The Greatest Hits Network just died

Tony Blackburn understands radioAcross a lot of the north of England and the south and east of Scotland the ‘oldies’ stations are mainly owned by Bauer Media and all broadcast exactly the same programming. It generally comes from Manchester.  Each of the transmitters it goes through uses a different radio station name to give the illusion of localness, but is relaying the same ‘greatest hits’ network.

Clever trickery means that a pre-recorded “It’s Radio City 2…” will fire off in Liverpool whilst “It’s Radio Aire 2…” fires off in Leeds, and so on in all of the dozens of locations.  The idea is that the presenter’s sentence starts with that pre-recorded phrase and then continues with whatever it may be he (for it’s virtually never a ‘she’) is saying.  In theory the ordinary listener shouldn’t notice the disjointed inflection as he tries to match the ‘bounce’ of the recorded phrase.  And of course, since nobody’s actually listening (as opposed to having the station on in the background) nobody notices when he predominantly fails to ‘match’.

Sadly, presenters are only allowed to speak after every three or four songs have finished playing on ‘the greatest hits‘ network.  He will usually trot out a bit of standard on-line show-prep about a survey that says how many hours we must sleep in the day in order to live to a hundred.
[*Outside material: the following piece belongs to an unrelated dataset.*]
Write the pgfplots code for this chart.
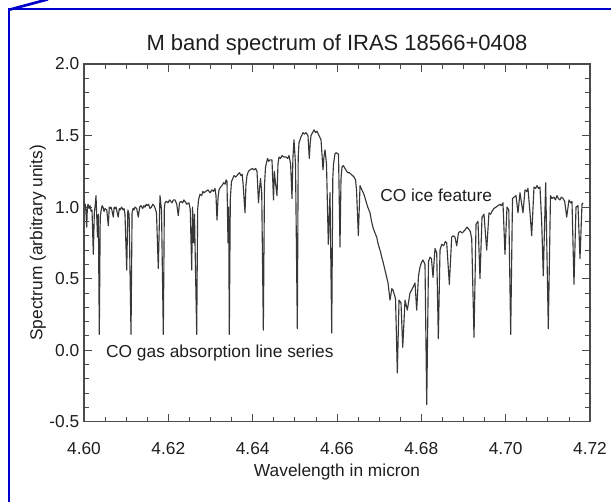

Or how many Queens in history have enjoyed Marmite.  Then of course, he will list the artists due to be played, and go to a very long commercial break.
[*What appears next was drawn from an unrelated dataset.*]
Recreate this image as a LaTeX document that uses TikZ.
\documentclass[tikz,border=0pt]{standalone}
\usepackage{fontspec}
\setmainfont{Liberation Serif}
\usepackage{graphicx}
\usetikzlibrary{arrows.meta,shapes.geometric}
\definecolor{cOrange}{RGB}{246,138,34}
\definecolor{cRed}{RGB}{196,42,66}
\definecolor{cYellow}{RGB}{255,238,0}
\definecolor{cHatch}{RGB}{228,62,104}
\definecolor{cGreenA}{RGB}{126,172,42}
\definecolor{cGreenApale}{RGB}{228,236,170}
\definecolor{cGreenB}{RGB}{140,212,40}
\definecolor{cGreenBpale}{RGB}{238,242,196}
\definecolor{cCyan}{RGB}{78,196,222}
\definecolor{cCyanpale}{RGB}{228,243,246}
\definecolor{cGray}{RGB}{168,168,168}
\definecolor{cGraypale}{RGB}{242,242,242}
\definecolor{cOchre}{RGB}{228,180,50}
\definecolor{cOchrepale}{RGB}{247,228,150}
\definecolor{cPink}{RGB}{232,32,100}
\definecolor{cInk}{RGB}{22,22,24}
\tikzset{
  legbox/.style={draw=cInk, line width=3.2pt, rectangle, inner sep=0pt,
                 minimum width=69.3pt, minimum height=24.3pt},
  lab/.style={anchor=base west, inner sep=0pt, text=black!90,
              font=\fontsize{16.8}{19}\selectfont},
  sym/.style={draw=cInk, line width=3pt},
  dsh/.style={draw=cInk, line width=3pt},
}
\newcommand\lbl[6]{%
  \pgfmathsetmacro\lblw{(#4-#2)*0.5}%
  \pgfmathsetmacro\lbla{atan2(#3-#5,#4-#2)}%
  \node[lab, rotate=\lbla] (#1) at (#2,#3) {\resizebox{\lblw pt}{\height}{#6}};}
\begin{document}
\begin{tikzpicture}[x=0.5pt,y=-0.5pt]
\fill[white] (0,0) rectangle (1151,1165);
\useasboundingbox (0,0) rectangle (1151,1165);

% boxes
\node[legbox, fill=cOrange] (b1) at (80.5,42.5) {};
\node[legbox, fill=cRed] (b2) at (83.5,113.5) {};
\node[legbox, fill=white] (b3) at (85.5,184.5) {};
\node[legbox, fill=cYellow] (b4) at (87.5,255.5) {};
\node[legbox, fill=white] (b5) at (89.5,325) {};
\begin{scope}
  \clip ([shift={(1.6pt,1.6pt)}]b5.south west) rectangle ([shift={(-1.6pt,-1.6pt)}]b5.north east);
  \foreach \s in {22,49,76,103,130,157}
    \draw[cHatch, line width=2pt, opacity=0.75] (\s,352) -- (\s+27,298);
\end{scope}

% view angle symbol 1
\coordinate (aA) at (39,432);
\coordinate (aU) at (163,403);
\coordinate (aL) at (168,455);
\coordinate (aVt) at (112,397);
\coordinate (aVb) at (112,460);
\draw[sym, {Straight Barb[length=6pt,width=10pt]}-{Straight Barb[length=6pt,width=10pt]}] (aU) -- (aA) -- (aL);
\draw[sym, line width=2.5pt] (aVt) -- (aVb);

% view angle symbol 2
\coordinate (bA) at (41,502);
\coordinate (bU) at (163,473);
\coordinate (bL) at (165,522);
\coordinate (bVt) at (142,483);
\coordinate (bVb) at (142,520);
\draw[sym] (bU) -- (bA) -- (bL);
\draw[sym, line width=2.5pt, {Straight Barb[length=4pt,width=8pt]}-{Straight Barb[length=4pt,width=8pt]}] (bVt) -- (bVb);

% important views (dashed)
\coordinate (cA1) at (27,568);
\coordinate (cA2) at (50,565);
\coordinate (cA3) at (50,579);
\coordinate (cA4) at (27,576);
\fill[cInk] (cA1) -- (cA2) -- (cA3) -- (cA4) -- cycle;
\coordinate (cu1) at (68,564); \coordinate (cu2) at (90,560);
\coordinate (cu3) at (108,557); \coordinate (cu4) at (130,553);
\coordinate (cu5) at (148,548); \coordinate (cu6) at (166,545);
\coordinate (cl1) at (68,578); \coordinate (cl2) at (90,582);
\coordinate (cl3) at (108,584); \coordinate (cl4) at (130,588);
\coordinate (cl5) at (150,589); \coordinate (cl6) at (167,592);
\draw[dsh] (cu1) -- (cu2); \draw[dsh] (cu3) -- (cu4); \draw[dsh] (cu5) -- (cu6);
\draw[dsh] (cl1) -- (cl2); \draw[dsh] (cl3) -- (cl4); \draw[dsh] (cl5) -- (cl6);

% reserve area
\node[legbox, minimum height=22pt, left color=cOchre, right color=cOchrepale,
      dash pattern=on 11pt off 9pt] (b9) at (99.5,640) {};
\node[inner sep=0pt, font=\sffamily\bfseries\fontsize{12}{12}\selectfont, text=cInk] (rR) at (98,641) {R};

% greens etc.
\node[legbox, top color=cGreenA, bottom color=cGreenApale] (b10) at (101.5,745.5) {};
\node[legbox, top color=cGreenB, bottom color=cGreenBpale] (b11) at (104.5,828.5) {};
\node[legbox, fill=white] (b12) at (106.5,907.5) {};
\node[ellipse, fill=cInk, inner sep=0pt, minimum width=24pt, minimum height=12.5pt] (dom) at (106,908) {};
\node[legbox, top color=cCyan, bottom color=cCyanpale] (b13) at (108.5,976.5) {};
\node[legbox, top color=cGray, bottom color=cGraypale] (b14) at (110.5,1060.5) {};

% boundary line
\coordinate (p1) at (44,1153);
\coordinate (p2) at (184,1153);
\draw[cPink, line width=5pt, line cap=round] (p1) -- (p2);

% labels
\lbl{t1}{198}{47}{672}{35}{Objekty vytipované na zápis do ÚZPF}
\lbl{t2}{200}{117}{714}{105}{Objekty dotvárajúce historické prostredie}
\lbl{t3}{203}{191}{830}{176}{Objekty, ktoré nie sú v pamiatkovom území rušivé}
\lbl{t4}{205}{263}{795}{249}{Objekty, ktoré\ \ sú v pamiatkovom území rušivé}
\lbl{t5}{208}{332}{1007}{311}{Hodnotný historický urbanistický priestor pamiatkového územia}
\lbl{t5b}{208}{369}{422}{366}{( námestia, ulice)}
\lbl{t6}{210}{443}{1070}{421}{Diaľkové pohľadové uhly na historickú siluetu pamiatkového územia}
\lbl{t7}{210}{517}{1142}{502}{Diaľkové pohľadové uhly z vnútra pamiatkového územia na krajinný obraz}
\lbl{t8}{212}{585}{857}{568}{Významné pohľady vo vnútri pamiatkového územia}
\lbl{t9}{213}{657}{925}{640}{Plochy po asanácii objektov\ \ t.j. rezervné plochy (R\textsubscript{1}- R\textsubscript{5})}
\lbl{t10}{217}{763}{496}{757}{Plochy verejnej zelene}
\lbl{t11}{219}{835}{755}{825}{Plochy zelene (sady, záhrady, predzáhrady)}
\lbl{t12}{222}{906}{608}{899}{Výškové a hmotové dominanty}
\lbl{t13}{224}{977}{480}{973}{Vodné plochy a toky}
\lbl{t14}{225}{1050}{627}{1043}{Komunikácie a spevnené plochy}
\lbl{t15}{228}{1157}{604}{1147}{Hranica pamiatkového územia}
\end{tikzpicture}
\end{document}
After the adverts finally shut the feck up, then the songs play one after the other devoid of any presentation of anything to make the listener feel special or the radio station appear compellingly ‘unique’.

The one exception to the tedious and lonely format was the weekly show presented by the legendary Tony Blackburn.  Tony served his listeners with a very personalised fun filled selection of songs and infectiously interacted with the songs and the listeners. His listeners.

With Tony, the songs are indeed played back-to-back, but with his voice darting around them to read out dedications and pass on information.  Then he gets out of the way to let the song actually play.

Sadly, Tony Blackburn has now left Bauer’s Greatest Hits Network.

So, now the station has nobody presenting radio shows.  Just song after song after song and then somebody boringly talking three times each hour. The Greatest Hits Network has now completely died.

One comment

  1. The situation is slightly better in Liverpool on Radio City 2 only because it has to have some local shows with people such as Rick Houghton & Simon Ross from Liverpool who used to be on Radio City, then it also has the Pete Price phone-in and in the networked output a soul and a country show, but agree overall, the neighboring Key 2 & Rock FM2 just has the networked schedule, they probably drop the travel updates and local news in and that’s about it. Previously of course before Bauer did the 1, 2 & 3 stations, these 2 stations were networked as part of the Magic AM network with only a local breakfast show, now they don’t even have that even whilst under relaunched local names.

    They should definitely allow presenters more freedom and to talk more often, I only listen to the Liverpool output on Radio City 2, no wonder why!